Les jeunes travailleurs en formation ne sont pas épargnés par l’austérité : selon une information exclusive des Echos, le Ministère du Travail s’apprête à baisser de 300 millions d’euros ses subventions à destination des Centres de Formation d’Apprentis (CFA). 

Une dépendance accrue au patronat

Avec cette baisse des subventions, le Ministère du Travail place donc les CFA dans une situation de dépendance à la Taxe d’apprentissage. Cette taxe à destination des CFA contient notamment un solde pouvant être directement versé aux établissements choisis par les entreprises. Le patronat dispose ainsi d’un moyen de pression sur les centres. Ce moyen de pression est utilisé pour jouer sur le contenu des formations ou pour limiter le droit de regard des CFA sur les conditions de travail des apprentis. Les CFA jugés “non-prioritaires” par le patronat ou trop impliqués dans la formation de leurs apprentis se voient ici punis par une baisse de leurs moyens.  

Les apprentis avaient déjà été impactés par les décisions budgétaires de ce début d’année. Si la baisse des aides à l’apprentissage vient réduire les cadeaux fiscaux faits au patronat, la fin de l’exonération de cotisations salariales pour les apprentis aura entraîné une baisse considérable de leur rémunération.  

Une massification sans moyens

Depuis la Loi Pénicaud de 2018, les gouvernements successifs n’ont pourtant pas cessé de pousser au renforcement de l’apprentissage. En 2017, on comptait 429 900 apprentis dans le pays contre 1 025 500 en 2023. Cette augmentation impacte l’ensemble des filières et des niveaux de diplômes. L’apprentissage est fortement tertiarisé, les métiers des services représentaient 41.5 % des apprentis en 2017 contre 63.4 % en 2023.

Derrière ces réformes encore et toujours les mêmes objectifs. D’abord, amener les jeunes des classes populaires le plus rapidement possible sur le marché du travail mais également confier la formation de la jeunesse à un patronat en recherche de main d’œuvre à bas coût. Il n’est pas étonnant de voir les CFA liés à des secteurs en tension, aux conditions de travail dégradées, comme le BTP, l’hôtellerie ou le commerce se renforcer. La massification des centres sur le territoire mène également à une détérioration de l’encadrement, de la qualité des formations, ou encore des conditions de travail des apprentis.  

La trajectoire des CFA depuis la Loi Pénicaud de 2018 fait ainsi office d’avant-garde. Elle rappelle le sort des lycées professionnels depuis leur réforme de 2023. En somme c’est toujours plus de jeunes concernés, passant toujours plus de temps en entreprise, perçus comme des salariés que l’on paye moins pour les mêmes tâches…

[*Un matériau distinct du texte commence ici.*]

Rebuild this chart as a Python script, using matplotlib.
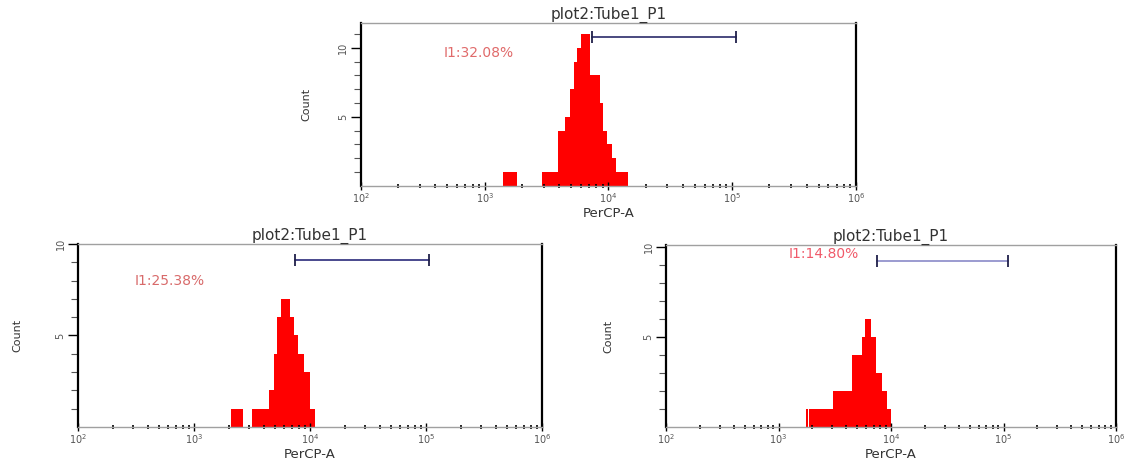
import numpy as np
import matplotlib
matplotlib.use('Agg')
import matplotlib.pyplot as plt
from matplotlib.ticker import FixedLocator, NullFormatter

# histogram bins (log10 of PerCP-A) and counts for the three tubes
top_edges = [3.15, 3.26, 3.46, 3.59, 3.65, 3.69, 3.72, 3.75, 3.78, 3.85, 3.93, 3.96, 3.99, 4.03, 4.06, 4.16]
top_counts = [1, 0, 1, 4, 5, 7, 9, 10, 11, 8, 6, 4, 3, 2, 1]

left_edges = [3.32, 3.42, 3.50, 3.65, 3.69, 3.72, 3.75, 3.83, 3.86, 3.90, 3.95, 4.00, 4.04]
left_counts = [1, 0, 1, 2, 4, 6, 7, 6, 5, 4, 3, 1]

right_edges = [3.24, 3.26, 3.27, 3.48, 3.65, 3.74, 3.77, 3.82, 3.87, 3.92, 3.96, 4.00]
right_counts = [1, 0, 1, 2, 4, 5, 6, 5, 3, 2, 1]

# gate I1 (log10 range) and its label
gate_lo = [3.87, 3.87, 3.875]
gate_hi = [5.03, 5.03, 5.04]
gate_y = [10.8, 9.1, 9.2]
gate_labels = ['I1:32.08%', 'I1:25.38%', 'I1:14.80%']
label_pos = [(2.95, 9.6), (2.79, 8.0), (3.40, 9.6)]
ymax = [11.8, 10.0, 10.1]

title = 'plot2:Tube1_P1'
xlab = 'PerCP-A'
decades = [2, 3, 4, 5, 6]

fig = plt.figure(figsize=(11.35, 4.66), dpi=100)
ax_top = fig.add_axes([0.318, 0.601, 0.436, 0.350])
ax_l = fig.add_axes([0.0687, 0.0837, 0.4088, 0.3927])
ax_r = fig.add_axes([0.5868, 0.0837, 0.3965, 0.3906])

panels = [(ax_top, top_edges, top_counts), (ax_l, left_edges, left_counts), (ax_r, right_edges, right_counts)]
gate_line_colors = ['#2a2a6a', '#2a2a7a', '#8a8ac8']
label_colors = ['#e06a6a', '#d86a6a', '#f05a6a']
ylab_x = [-0.10, -0.12, -0.118]

for i, (ax, edges, counts) in enumerate(panels):
    ax.stairs(counts, [10 ** e for e in edges], fill=True, color='#ff0000', lw=0)
    ax.set_xscale('log')
    ax.set_xlim(10 ** decades[0], 10 ** decades[-1])
    ax.set_ylim(0, ymax[i])

    ax.plot([10 ** gate_lo[i], 10 ** gate_hi[i]], [gate_y[i], gate_y[i]], color=gate_line_colors[i],
            lw=1.2, zorder=3)
    ax.plot([10 ** gate_lo[i], 10 ** gate_hi[i]], [gate_y[i], gate_y[i]], ls='none', marker='|',
            markersize=9, mew=1.3, color='#20204a', zorder=4)
    ax.text(10 ** label_pos[i][0], label_pos[i][1], gate_labels[i], color=label_colors[i],
            fontsize=10, ha='center', va='center')

    ax.set_title(title, fontsize=11, color='#333333', pad=3)
    ax.set_xlabel(xlab, fontsize=9.5, color='#333333', labelpad=1)
    ax.set_ylabel('Count', fontsize=8, color='#333333')
    ax.yaxis.set_label_coords(ylab_x[i], 0.5)

    ax.xaxis.set_major_locator(FixedLocator([10 ** d for d in decades]))
    ax.set_xticklabels([r'$10^{%d}$' % d for d in decades])
    minors = [m * 10 ** d for d in decades[:-1] for m in range(2, 10)]
    ax.xaxis.set_minor_locator(FixedLocator(minors))
    ax.xaxis.set_minor_formatter(NullFormatter())
    ax.tick_params(axis='x', which='major', direction='inout', length=6, width=1,
                   labelsize=7, labelcolor='#555555', pad=1)
    ax.tick_params(axis='x', which='minor', direction='inout', length=3, width=1.2)

    ax.yaxis.set_major_locator(FixedLocator([5, 10]))
    ax.yaxis.set_minor_locator(FixedLocator(list(range(1, int(ymax[i]) + 1))))
    ax.yaxis.set_minor_formatter(NullFormatter())
    for lab in ax.get_yticklabels():
        lab.set_rotation(90)
        lab.set_va('center')
    ax.tick_params(axis='y', which='major', direction='out', length=7, width=1,
                   labelsize=7, labelcolor='#555555', pad=2)
    ax.tick_params(axis='y', which='minor', direction='out', length=5, width=0.8, color='#555555')

    for s in ['left', 'right']:
        ax.spines[s].set_color('black')
        ax.spines[s].set_linewidth(1.6)
    for s in ['top', 'bottom']:
        ax.spines[s].set_color('#a0a0a0')
        ax.spines[s].set_linewidth(1.0)

fig.savefig('out.png', dpi=100)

Métiers essentiels, formations négligées

Les CFA comme les lycées professionnels ont pourtant en commun de former à des métiers indispensables au bon fonctionnement de notre appareil productif. Comment imaginer notre société tourner sans ses menuisiers, ses électriciens, ses boulangers, ou même ses chaudronniers ?

Force est de constater qu’aucune des orientations politiques prises depuis des décennies ne rend justice à ces milliers de jeunes travailleurs en formation. Au contraire, les CFA et lycées professionnels sont dévalorisés, leurs formations impactées, tandis que les apprentis doivent vivre au quotidien l’exploitation de leur patron en échange d’un salaire bien en deçà du SMIC. 

La perspective d’une baisse de subventions rappelle la vision comptable du gouvernement Bayrou. Aucune réflexion n’est portée sur les perspectives de l’apprentissage, ni même sur les politiques mises en place depuis 2018.